In reviewing Fischer’s takeover of the New Museum critic Jerry Saltz wrote: “Fischer’s wizardly ability to present objects on the brink of falling apart, floating away or undergoing psychic transformation, and his forceful feel for chaos, carnality and materiality, make him, for me, one of the most imaginative powerhouses we have” (J. Salz, “A Whole New Museum: The Urs Fischer-izing of a four-story institution,” New York Magazine, November 2009, p. 74). What If the Phone Rings embodies this magic as a sculpture that elevates everyday materials and hauntingly disappears over time.

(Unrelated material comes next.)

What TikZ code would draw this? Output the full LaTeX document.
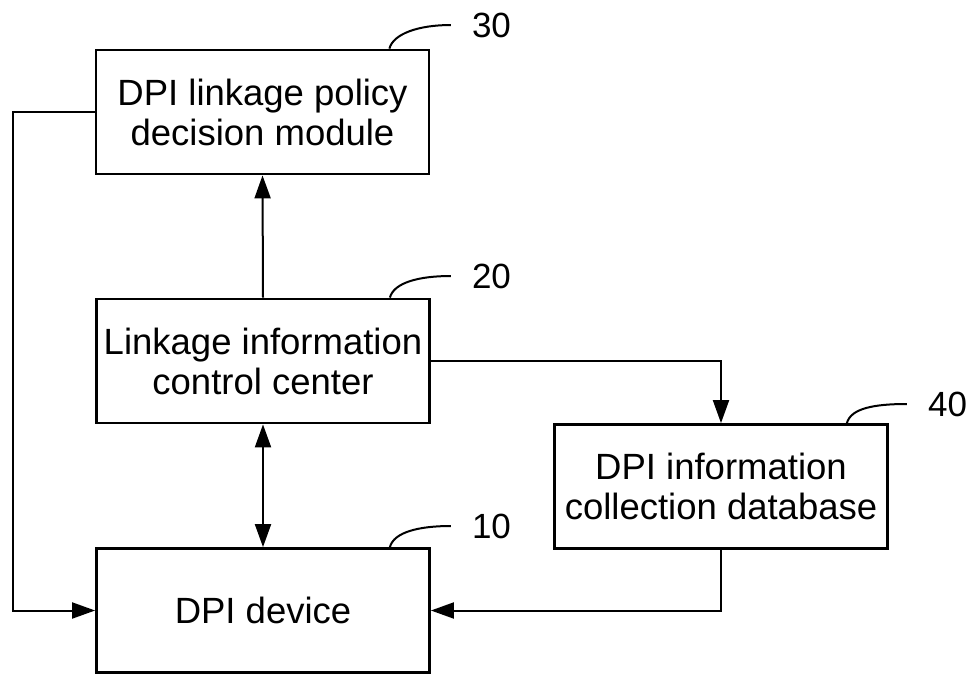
\documentclass[tikz,border=0pt]{standalone}
\usepackage{fontspec}
\setmainfont{Liberation Sans}
\usetikzlibrary{arrows.meta}
\begin{document}
\begin{tikzpicture}[x=1pt,y=-1pt,
  blk/.style={draw,line width=2.8pt,minimum width=333pt,minimum height=124pt,
    align=center,inner sep=0pt,font=\fontsize{36.5}{40}\selectfont},
  num/.style={inner sep=0pt,font=\fontsize{35}{40}\selectfont},
  conn/.style={line width=2pt,-{Triangle[length=23pt,width=16pt]}},
  lead/.style={line width=2pt}]
\useasboundingbox (0,0) rectangle (975,675);
\node[blk] (b30) at (262.5,112) {DPI linkage policy\\decision module};
\node[blk] (b20) at (263,361) {Linkage information\\control center};
\node[blk] (b10) at (263,610.5) {DPI device};
\node[blk] (b40) at (721,486.5) {DPI information\\collection database};
\node[num] (l30) at (491.5,25) {30};
\node[num] (l20) at (491.5,276) {20};
\node[num] (l40) at (947.5,404) {40};
\node[num] (l10) at (491.5,526) {10};
\coordinate (cl) at (13,112);
% leaders
\draw[lead] ([xshift=-41pt]b30.north east) .. controls +(4,-15) and +(-32,0) .. ([xshift=-21pt]l30.west);
\draw[lead] ([xshift=-41pt]b20.north east) .. controls +(4,-15) and +(-32,0) .. ([xshift=-21pt]l20.west);
\draw[lead] ([xshift=-42pt]b40.north east) .. controls +(4,-15) and +(-32,0) .. ([xshift=-21pt]l40.west);
\draw[lead] ([xshift=-41pt]b10.north east) .. controls +(4,-15) and +(-32,0) .. ([xshift=-21pt]l10.west);
% connectors
\draw[conn] (b20.north) -- (b30.south);
\draw[conn,{Triangle[length=23pt,width=16pt]}-{Triangle[length=23pt,width=16pt]}] (b20.south) -- (b10.north);
\draw[conn] (b30.west) -- (b30.west -| cl) |- (b10.west);
\draw[conn] (b20.east) -| (b40.north);
\draw[conn] (b40.south) |- (b10.east);
\end{tikzpicture}
\end{document}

Wax sculpture has remained a constant interest for Fischer over the last 10 years. Perhaps due to the material’s ability to conjure time and the experiential, Fischer has returned to melting wax sculptures in different iterations. At the 54th Venice Biennale, Fischer presented a 20-foot tall waxen version of Giambologna’s 16th-century marble Rape of the Sabine Women, the melting wax highlighting the sculpture’s Mannerist lines.

That same year, Fischer turned the tables on himself: casting a life-size realistic self-portrait as candle. In his poignant self-portrait, the metamorphosis of form takes on a more macabre nature. Powerful and haunting, What If the Phone Rings is a seminal example of Fischer’s ongoing exploration of wax as a means to express time and experience in the supposedly stationary mode of sculpture.
Sale Room Notice
Please note this work is from an edition of three plus one artist’s proof and is accompanied by a certificate of authenticity signed by the artist.